Rubrics and Metrics: Scoring Prompt Quality Objectively
You have an eval set. Now you need a way to turn each output into a number so you can compare prompt versions. This lesson is about scoring: choosing the right metric for the task and writing rubrics precise enough that two different people (or the same AI judge twice) would score the same output the same way.
The goal is consistency. A score that swings around depending on mood is worse than no score at all, because it will tell you a prompt change helped when it did nothing.
What You'll Learn
- The three families of metrics and when each fits
- How to write a rubric with clear, separated criteria
- Why a 1 to 5 scale needs anchored descriptions, not just numbers
- How to combine multiple criteria into one comparable score
- How to spot a vague rubric that will produce noisy scores
Three Families of Metrics
Match the metric to what the task actually requires.
1. Exact and programmatic metrics. Used when correctness is mechanical. Examples: did the output equal the expected label, does it contain the required keyword, is it valid JSON, is it under the word limit, does the extracted number match. These are pass/fail or a simple percentage, and a script or a careful human can apply them with zero ambiguity. Prefer these whenever the task allows, because they are the most trustworthy.
2. Rubric metrics. Used when quality is a matter of degree: is this summary good, is this email professional, is this explanation clear. You define named criteria and a scale, then score each criterion. This is where most open-ended prompts live.
3. Preference metrics. Used when you care about relative quality: is output A better than output B. Instead of an absolute score you get a win rate. You will go deep on this in the A/B testing lesson; for now, know it exists as a third option.
Anatomy of a Good Rubric
A rubric is a set of criteria, each with a scale, where each point on the scale has a written description. The descriptions are the part people skip, and skipping them is why their scores are noisy.

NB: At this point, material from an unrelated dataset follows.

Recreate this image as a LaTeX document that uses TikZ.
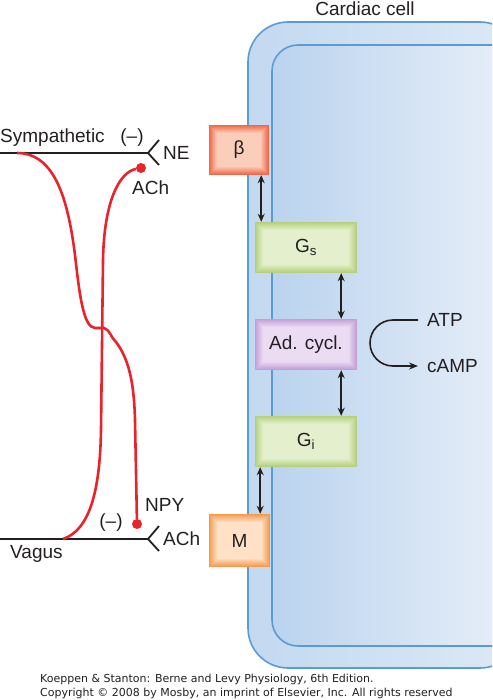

Compare these two rubrics for scoring a meeting-summary prompt.
Weak rubric (will produce noisy scores):
- Quality: 1 to 5
That is just a vibe with a number attached. Two graders will disagree constantly.
Strong rubric (separated criteria, anchored scale):
- Accuracy (0 to 2): 0 = contains a claim not supported by the transcript. 1 = all claims supported but missing a key decision. 2 = all claims supported and includes every decision made.
- Completeness (0 to 2): 0 = misses major topics. 1 = covers main topics, skips action items. 2 = covers topics and lists action items with owners.
- Concision (0 to 1): 0 = over 150 words or padded with filler. 1 = under 150 words, no filler.
Total possible: 5. Now two graders looking at the same summary will almost always land on the same number, because the rubric tells them exactly what each score means.
Three Rules for Rubrics That Hold Up
- Separate the criteria. Score accuracy, completeness, and tone independently. If you mash them into one "quality" number, a beautifully written but factually wrong output gets a confusingly middling score and you can't see why.
- Anchor every level. Each point on the scale needs a description of what earns it. "3 out of 5" means nothing; "all claims supported, missing one action item" means something.
- Make the failure modes explicit. Put the things you most want to avoid (a hallucinated fact, a missed deadline) into the lowest level of a criterion so they are penalized hard and consistently.
Turning a Rubric Into a Prompt
You can hand the rubric to an AI judge, which you will do in the next lesson. To do that well, the rubric has to be written as instructions, not as a private note to yourself. Here is a rubric expressed as a scoring prompt.
Combining Criteria Into One Number
Once you score several criteria, you usually want one number to compare prompt versions. Two common ways:
- Sum or weighted sum. Add the criteria, optionally weighting the ones you care about most (accuracy might count double). This gives a single comparable score per output, and you average across the eval set.
- Pass rate on a bar. Define "acceptable" as a threshold (for example, total of at least 4 and accuracy of at least 1), then report the percentage of cases that clear the bar. This is often more decision-useful than an average, because it answers "how often is this prompt good enough to ship?"
Both are valid. Pick one and stay consistent so your numbers stay comparable across versions.
A Quick Diagnostic
Look at any rubric and ask: if I gave this rubric and the same output to two careful people, would they produce the same score? If the honest answer is "probably not," the rubric is too vague. Add anchored descriptions until the answer is yes.
Key Takeaways
- Choose the metric family that fits: exact checks, rubric scoring, or preference comparison.
- A good rubric separates criteria, anchors every scale level with a description, and explicitly penalizes the worst failure modes.
- Vague "rate quality 1 to 5" rubrics produce noisy scores that mislead you.
- Combine criteria into one comparable number with a weighted sum or a pass-rate threshold, and keep the method consistent.
- The test of a rubric is reproducibility: two careful graders should reach the same score.